- Goal of the exercise
Produce a word-for-word copy of the listing below without its pictures.

- Given data
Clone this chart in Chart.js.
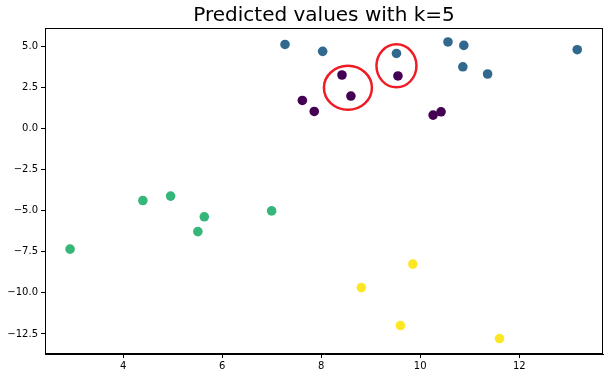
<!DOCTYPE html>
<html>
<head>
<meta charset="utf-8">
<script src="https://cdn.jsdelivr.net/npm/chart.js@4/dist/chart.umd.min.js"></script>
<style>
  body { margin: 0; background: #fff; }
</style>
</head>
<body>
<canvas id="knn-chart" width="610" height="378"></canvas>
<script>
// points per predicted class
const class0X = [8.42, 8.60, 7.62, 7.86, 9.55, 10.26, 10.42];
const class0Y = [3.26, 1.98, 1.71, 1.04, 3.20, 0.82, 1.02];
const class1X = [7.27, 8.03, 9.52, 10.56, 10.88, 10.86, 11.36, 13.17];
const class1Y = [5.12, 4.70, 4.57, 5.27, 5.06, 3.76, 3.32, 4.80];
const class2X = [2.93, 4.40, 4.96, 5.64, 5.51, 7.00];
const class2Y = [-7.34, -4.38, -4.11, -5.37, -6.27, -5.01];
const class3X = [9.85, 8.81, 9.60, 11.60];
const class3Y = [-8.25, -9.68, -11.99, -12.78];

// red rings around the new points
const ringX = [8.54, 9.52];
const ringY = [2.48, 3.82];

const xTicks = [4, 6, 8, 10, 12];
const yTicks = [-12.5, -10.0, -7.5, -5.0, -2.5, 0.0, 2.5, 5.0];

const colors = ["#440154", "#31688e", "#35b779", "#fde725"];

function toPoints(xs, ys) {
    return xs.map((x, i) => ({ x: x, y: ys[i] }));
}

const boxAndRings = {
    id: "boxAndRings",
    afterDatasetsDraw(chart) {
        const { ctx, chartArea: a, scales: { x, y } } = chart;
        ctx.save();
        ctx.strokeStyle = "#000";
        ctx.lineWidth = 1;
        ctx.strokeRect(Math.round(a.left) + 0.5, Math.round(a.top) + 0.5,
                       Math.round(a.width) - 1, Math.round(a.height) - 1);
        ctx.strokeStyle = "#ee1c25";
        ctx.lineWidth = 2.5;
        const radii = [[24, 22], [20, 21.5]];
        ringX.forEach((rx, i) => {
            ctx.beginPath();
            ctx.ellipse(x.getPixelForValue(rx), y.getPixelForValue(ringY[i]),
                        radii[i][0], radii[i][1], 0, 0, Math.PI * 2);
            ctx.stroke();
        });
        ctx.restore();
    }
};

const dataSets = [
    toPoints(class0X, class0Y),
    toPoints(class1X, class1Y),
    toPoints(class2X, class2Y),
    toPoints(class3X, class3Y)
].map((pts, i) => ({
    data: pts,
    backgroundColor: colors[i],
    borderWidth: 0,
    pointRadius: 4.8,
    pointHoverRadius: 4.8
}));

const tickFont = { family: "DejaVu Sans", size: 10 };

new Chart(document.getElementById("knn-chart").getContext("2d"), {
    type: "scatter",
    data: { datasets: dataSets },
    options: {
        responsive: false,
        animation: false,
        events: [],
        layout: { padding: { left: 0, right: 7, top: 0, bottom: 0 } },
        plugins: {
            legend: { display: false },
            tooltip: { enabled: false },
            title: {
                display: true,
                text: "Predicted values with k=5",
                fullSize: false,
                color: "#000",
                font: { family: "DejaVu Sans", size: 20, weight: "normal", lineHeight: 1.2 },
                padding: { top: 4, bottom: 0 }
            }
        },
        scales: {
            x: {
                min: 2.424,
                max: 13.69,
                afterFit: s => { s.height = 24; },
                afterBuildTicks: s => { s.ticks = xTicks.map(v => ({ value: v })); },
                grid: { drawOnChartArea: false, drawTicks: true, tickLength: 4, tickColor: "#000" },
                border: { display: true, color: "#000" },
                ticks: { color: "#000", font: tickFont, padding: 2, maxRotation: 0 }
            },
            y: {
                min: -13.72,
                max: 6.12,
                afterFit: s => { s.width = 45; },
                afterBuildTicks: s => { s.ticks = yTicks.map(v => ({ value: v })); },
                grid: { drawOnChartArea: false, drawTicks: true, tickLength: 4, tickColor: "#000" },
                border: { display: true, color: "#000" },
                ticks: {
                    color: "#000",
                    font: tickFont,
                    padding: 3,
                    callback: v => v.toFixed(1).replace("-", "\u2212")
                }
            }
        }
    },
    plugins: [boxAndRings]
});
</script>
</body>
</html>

- Written response
Clone this chart in Chart.js.
<!DOCTYPE html>
<html>
<head>
<meta charset="utf-8">
<script src="https://cdn.jsdelivr.net/npm/chart.js@4/dist/chart.umd.min.js"></script>
<style>
  body { margin: 0; background: #fff; }
</style>
</head>
<body>
<canvas id="knn-chart" width="610" height="378"></canvas>
<script>
// points per predicted class
const class0X = [8.42, 8.60, 7.62, 7.86, 9.55, 10.26, 10.42];
const class0Y = [3.26, 1.98, 1.71, 1.04, 3.20, 0.82, 1.02];
const class1X = [7.27, 8.03, 9.52, 10.56, 10.88, 10.86, 11.36, 13.17];
const class1Y = [5.12, 4.70, 4.57, 5.27, 5.06, 3.76, 3.32, 4.80];
const class2X = [2.93, 4.40, 4.96, 5.64, 5.51, 7.00];
const class2Y = [-7.34, -4.38, -4.11, -5.37, -6.27, -5.01];
const class3X = [9.85, 8.81, 9.60, 11.60];
const class3Y = [-8.25, -9.68, -11.99, -12.78];

// red rings around the new points
const ringX = [8.54, 9.52];
const ringY = [2.48, 3.82];

const xTicks = [4, 6, 8, 10, 12];
const yTicks = [-12.5, -10.0, -7.5, -5.0, -2.5, 0.0, 2.5, 5.0];

const colors = ["#440154", "#31688e", "#35b779", "#fde725"];

function toPoints(xs, ys) {
    return xs.map((x, i) => ({ x: x, y: ys[i] }));
}

const boxAndRings = {
    id: "boxAndRings",
    afterDatasetsDraw(chart) {
        const { ctx, chartArea: a, scales: { x, y } } = chart;
        ctx.save();
        ctx.strokeStyle = "#000";
        ctx.lineWidth = 1;
        ctx.strokeRect(Math.round(a.left) + 0.5, Math.round(a.top) + 0.5,
                       Math.round(a.width) - 1, Math.round(a.height) - 1);
        ctx.strokeStyle = "#ee1c25";
        ctx.lineWidth = 2.5;
        const radii = [[24, 22], [20, 21.5]];
        ringX.forEach((rx, i) => {
            ctx.beginPath();
            ctx.ellipse(x.getPixelForValue(rx), y.getPixelForValue(ringY[i]),
                        radii[i][0], radii[i][1], 0, 0, Math.PI * 2);
            ctx.stroke();
        });
        ctx.restore();
    }
};

const dataSets = [
    toPoints(class0X, class0Y),
    toPoints(class1X, class1Y),
    toPoints(class2X, class2Y),
    toPoints(class3X, class3Y)
].map((pts, i) => ({
    data: pts,
    backgroundColor: colors[i],
    borderWidth: 0,
    pointRadius: 4.8,
    pointHoverRadius: 4.8
}));

const tickFont = { family: "DejaVu Sans", size: 10 };

new Chart(document.getElementById("knn-chart").getContext("2d"), {
    type: "scatter",
    data: { datasets: dataSets },
    options: {
        responsive: false,
        animation: false,
        events: [],
        layout: { padding: { left: 0, right: 7, top: 0, bottom: 0 } },
        plugins: {
            legend: { display: false },
            tooltip: { enabled: false },
            title: {
                display: true,
                text: "Predicted values with k=5",
                fullSize: false,
                color: "#000",
                font: { family: "DejaVu Sans", size: 20, weight: "normal", lineHeight: 1.2 },
                padding: { top: 4, bottom: 0 }
            }
        },
        scales: {
            x: {
                min: 2.424,
                max: 13.69,
                afterFit: s => { s.height = 24; },
                afterBuildTicks: s => { s.ticks = xTicks.map(v => ({ value: v })); },
                grid: { drawOnChartArea: false, drawTicks: true, tickLength: 4, tickColor: "#000" },
                border: { display: true, color: "#000" },
                ticks: { color: "#000", font: tickFont, padding: 2, maxRotation: 0 }
            },
            y: {
                min: -13.72,
                max: 6.12,
                afterFit: s => { s.width = 45; },
                afterBuildTicks: s => { s.ticks = yTicks.map(v => ({ value: v })); },
                grid: { drawOnChartArea: false, drawTicks: true, tickLength: 4, tickColor: "#000" },
                border: { display: true, color: "#000" },
                ticks: {
                    color: "#000",
                    font: tickFont,
                    padding: 3,
                    callback: v => v.toFixed(1).replace("-", "\u2212")
                }
            }
        }
    },
    plugins: [boxAndRings]
});
</script>
</body>
</html>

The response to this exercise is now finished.